Although so far only a limited number of hymenoptera venom allergens are available as recombinant proteins (King and Spangfort, 2000, Muller, 2003) their use may improve existing strategies (Muller, 2002) by offering the potential for analyses on a molecular level beyond component resolution. The most prominent honeybee venom allergens include phospholipase A₂ (Api m 1), hyaluronidase (Api m 2), acid phosphatase (Api m 3) (King et al., 1976) and the basic 26 amino acid peptide Melittin (Api m 4) (Arbesman et al., 1976). Major yellow jacket allergens include phospholipase A₁ (Ves v 1), hyaluronidase (Ves v 2), and antigen 5 (Ves v 5) (King and Spangfort, 2000, Muller, 2002). Api m 1 and Api m 2 as well as Ves v 1, Ves v 2, and Ves v 5 could be expressed in bacteria, yeast or baculovirus-infected insect cells (Dudler et al., 1992, Gmachl and Kreil, 1993, Henriksen et al., 2001, Kuchler et al., 1989, Skov et al., 2006, Soldatova et al., 1998) and selected structures were elucidated by X-ray crystallography (Markovic-Housley et al., 2000, Scott et al., 1990). Very recently, the acid phospahatase Api m 3 and the DPPIV enzymes Api m 5 and Ves v 3 were cloned and recombinantly produced (Blank et al., 2008, Grunwald et al., 2006).

Although an increased availability of recombinant allergens will improve the dissection of individual IgE reactivities on a molecular level, allergenic cross-reactivity, a major handicap for accurate diagnosis in hymenoptera venom allergy, remains to be solved. Apart from true double sensitisation and mimicry based on the primary structure, IgE may be directed against cross-reactive carbohydrate determinants (CCDs) provided by a broad panel of proteins in food, pollen and hymenoptera venom (Aalberse et al., 2001). In general the N-glycans found on most hymenoptera venom proteins possess a number of non-mammalian features rendering them potentially immunogenic. However, the supposed hallmark of CCDs on insect venom allergens comprises carbohydrates carrying α-1,3-linked core fucose residues. IgE with specificity for such glycotopes represents the underlying principle reactive with all proteins possessing CCDs (Aalberse et al., 1981). This has even led to the estimation that IgE binding to venom proteins with pronounced glycosylation may primarily or exclusively reflect CCD reactivities (Hemmer et al., 2004), rendering their postulated allergenic character questionable. Thus, the immunoreactivity of all glycosylated allergens demands thorough re-evaluation to verify their classification as allergens in stricto sensu.
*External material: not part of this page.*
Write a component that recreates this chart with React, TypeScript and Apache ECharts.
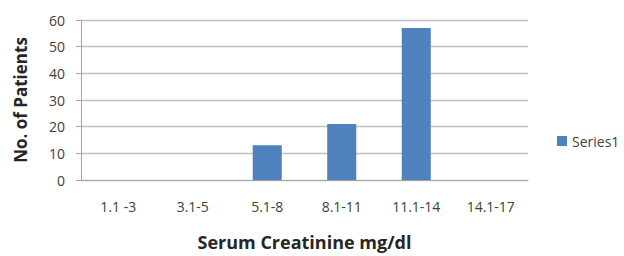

Although the clinical relevance of CCDs is still discussed (Malandain, 2005), their diagnostic relevance is beyond any controversy. Identification of the culprit hymenoptera species that a patient is sensitised to remains key for proper diagnosis and for the selection of an appropriate therapeutic strategy. Therefore, in vitro diagnosis might be markedly improved when using strategies that eliminate CCD reactivities without affecting clinically relevant IgE reactivity and allow mere cross-reactivity to be distinguished from true multiple sensitisation.

In this study, we report a molecular approach to assess the IgE reactivity to hyaluronidases Api m 2 and Ves v 2, currently recognised as the most relevant hymenoptera venom allergens displaying cross-reactivity. By exploiting both Trichoplusia ni and Spodoptera frugiperda insect cell lines, recombinant hyaluronidases and a suitable human reference protein, the high abundance serum component α-2HS-glycoprotein, could be obtained with authentic glycosylation while circumventing α-1,3-core fucose addition, which is the hallmark of CCDs. Evaluation of these proteins allowed for a detailed study of CCD-derived allergenic cross-reactivity and emphasised the potential of custom-tailored recombinant allergens for improvement of diagnostic and therapeutic strategies.